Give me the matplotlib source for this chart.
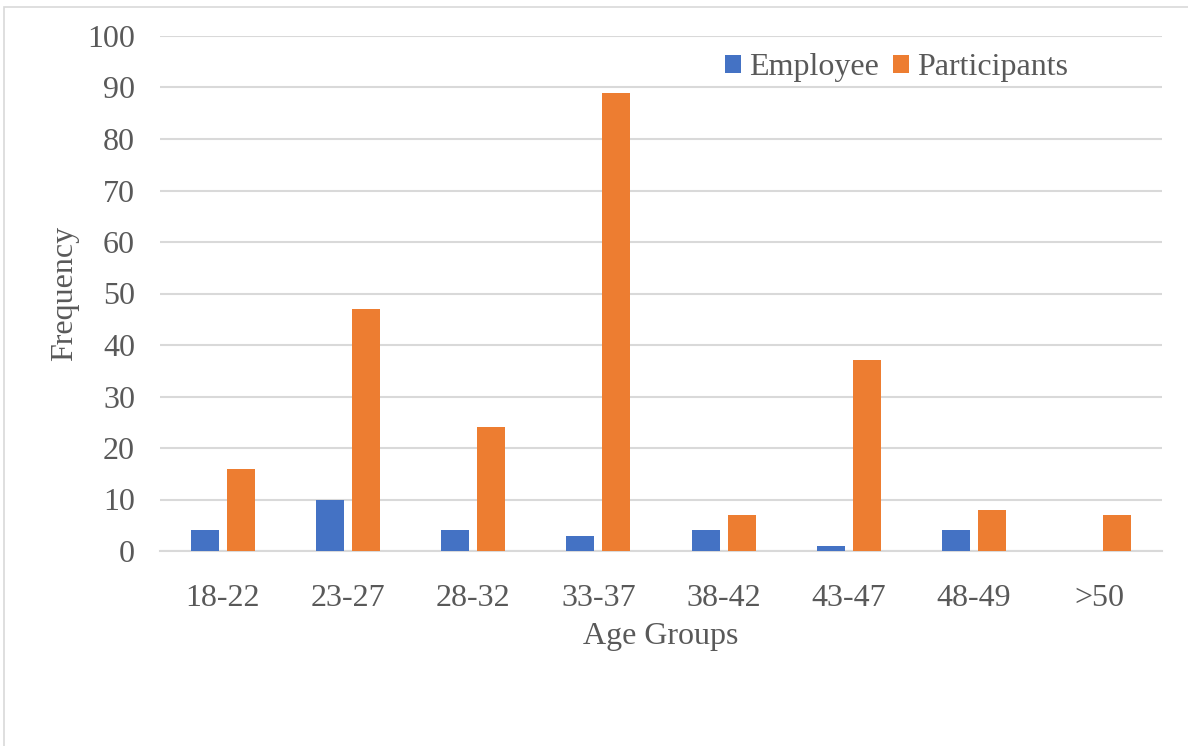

---

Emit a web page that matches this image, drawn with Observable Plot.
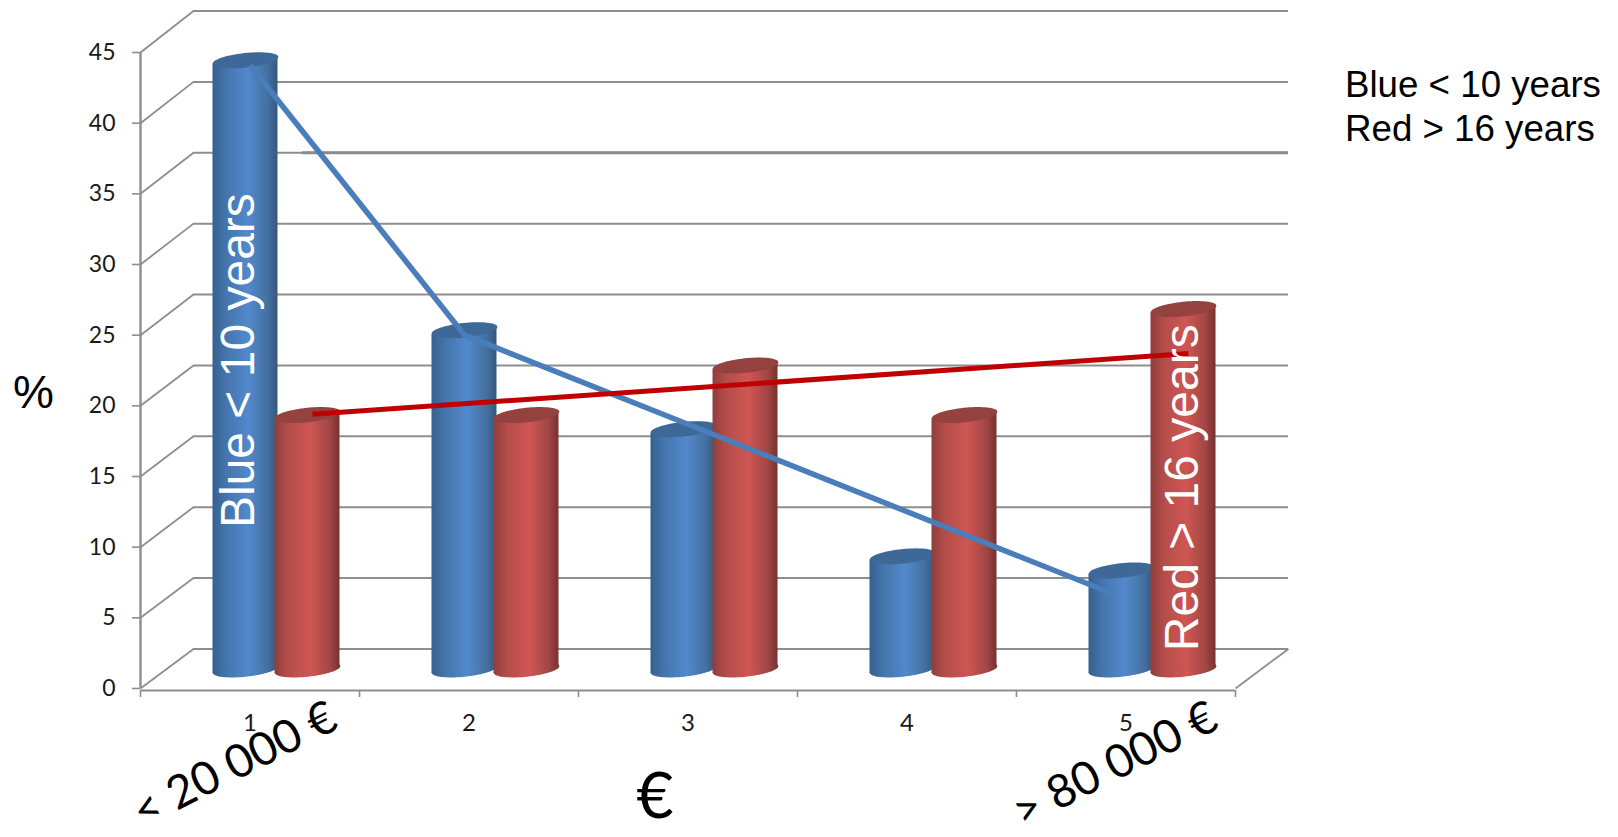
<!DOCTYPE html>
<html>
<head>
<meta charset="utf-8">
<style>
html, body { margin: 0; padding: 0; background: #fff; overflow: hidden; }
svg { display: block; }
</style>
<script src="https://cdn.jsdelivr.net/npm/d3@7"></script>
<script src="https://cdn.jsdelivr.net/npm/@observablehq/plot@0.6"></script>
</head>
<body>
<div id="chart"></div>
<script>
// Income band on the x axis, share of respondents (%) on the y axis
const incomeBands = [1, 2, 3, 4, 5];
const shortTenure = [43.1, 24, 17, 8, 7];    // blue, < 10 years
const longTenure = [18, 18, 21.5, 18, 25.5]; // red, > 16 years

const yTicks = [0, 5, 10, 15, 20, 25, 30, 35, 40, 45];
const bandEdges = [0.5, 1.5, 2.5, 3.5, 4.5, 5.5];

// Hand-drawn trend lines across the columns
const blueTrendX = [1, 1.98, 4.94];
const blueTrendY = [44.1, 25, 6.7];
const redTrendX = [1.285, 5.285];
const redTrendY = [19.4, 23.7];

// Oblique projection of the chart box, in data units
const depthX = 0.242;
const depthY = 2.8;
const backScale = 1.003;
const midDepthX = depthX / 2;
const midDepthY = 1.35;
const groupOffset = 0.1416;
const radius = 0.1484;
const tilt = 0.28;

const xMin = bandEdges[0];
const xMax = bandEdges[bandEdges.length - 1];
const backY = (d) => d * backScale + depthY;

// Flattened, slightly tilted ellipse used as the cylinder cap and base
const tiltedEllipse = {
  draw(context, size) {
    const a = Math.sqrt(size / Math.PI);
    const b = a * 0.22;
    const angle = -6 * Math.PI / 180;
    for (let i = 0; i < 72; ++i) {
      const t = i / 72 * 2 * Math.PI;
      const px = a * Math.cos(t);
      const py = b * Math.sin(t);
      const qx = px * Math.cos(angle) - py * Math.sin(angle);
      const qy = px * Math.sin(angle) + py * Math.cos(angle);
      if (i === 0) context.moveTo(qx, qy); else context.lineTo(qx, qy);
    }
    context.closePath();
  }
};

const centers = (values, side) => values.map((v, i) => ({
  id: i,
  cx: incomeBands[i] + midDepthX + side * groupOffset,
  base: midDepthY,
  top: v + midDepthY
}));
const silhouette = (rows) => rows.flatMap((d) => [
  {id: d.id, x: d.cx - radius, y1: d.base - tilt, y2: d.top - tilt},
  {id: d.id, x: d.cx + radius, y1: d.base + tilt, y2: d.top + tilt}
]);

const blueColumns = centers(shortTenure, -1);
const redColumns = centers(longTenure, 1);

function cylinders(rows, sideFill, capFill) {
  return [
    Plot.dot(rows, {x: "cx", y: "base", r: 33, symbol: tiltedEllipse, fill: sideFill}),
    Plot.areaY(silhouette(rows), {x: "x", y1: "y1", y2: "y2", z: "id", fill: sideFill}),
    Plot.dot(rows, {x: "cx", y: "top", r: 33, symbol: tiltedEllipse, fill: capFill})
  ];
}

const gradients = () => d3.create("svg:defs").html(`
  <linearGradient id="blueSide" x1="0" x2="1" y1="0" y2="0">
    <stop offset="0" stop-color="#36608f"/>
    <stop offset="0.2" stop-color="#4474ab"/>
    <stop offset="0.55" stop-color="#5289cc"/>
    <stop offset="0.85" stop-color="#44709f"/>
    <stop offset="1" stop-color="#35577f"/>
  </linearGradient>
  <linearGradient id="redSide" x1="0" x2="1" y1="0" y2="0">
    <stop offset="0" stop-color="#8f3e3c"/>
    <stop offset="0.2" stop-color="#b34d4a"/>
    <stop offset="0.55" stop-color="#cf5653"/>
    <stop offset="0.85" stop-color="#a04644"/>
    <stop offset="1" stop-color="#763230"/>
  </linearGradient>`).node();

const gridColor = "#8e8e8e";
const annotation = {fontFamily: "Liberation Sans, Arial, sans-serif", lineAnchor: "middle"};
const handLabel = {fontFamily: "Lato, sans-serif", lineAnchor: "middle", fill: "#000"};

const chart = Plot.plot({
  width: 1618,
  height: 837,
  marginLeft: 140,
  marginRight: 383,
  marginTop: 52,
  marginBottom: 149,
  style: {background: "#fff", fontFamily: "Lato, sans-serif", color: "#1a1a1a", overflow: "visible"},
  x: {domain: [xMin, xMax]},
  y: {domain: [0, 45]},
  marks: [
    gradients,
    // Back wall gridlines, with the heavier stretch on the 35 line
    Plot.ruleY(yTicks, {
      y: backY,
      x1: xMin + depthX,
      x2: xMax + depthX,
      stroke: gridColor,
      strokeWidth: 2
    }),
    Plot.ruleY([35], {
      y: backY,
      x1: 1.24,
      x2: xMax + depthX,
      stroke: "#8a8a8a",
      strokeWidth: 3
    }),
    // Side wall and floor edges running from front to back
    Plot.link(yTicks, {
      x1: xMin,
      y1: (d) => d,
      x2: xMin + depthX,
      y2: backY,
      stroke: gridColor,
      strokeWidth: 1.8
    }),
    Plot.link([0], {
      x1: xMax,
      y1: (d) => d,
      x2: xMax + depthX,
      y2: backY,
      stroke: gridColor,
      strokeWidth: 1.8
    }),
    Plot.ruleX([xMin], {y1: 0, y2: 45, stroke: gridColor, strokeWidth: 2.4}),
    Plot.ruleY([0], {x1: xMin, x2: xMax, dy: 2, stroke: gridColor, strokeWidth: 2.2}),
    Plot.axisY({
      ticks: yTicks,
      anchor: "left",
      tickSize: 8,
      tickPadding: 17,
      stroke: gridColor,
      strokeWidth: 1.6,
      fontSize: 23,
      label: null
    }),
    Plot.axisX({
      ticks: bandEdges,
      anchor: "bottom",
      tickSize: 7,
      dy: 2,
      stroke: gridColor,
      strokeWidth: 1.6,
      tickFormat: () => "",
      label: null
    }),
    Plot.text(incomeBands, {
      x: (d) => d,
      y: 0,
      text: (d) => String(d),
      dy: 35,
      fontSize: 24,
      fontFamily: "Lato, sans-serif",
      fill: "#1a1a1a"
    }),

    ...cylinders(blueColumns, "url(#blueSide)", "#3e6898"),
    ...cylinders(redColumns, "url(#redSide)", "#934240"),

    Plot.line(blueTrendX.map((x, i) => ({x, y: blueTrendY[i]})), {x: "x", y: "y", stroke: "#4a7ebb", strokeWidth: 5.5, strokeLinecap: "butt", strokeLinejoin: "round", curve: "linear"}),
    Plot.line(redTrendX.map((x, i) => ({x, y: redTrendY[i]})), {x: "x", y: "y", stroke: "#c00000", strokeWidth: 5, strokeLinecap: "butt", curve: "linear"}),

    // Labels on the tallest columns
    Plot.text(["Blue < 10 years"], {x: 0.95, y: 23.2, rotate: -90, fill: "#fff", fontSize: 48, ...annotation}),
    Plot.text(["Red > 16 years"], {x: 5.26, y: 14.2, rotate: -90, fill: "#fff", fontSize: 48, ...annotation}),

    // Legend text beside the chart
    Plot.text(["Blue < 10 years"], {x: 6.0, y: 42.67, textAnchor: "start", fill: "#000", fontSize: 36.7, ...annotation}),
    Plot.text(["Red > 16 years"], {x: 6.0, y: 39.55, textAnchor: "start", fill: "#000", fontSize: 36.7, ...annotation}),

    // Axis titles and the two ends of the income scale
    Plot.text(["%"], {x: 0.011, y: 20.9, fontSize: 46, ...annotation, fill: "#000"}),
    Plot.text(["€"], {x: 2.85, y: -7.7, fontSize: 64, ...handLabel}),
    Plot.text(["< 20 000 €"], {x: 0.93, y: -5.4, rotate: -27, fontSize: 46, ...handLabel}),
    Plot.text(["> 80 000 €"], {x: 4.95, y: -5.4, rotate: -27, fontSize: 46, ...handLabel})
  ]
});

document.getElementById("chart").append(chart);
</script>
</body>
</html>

==

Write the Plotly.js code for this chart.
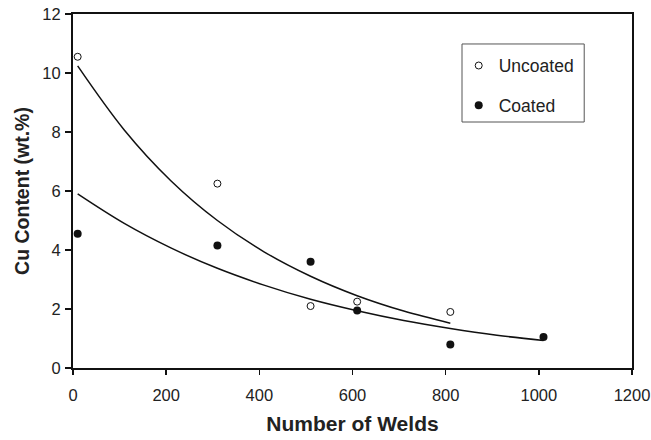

> **TASK DETAILS**
Locate all lines that include the word "with" and copy them out.

> **ANSWER FOR THIS EXERCISE**
Emit a web page that matches this image, drawn with Observable Plot.
    // Back wall gridlines, with the heavier stretch on the 35 line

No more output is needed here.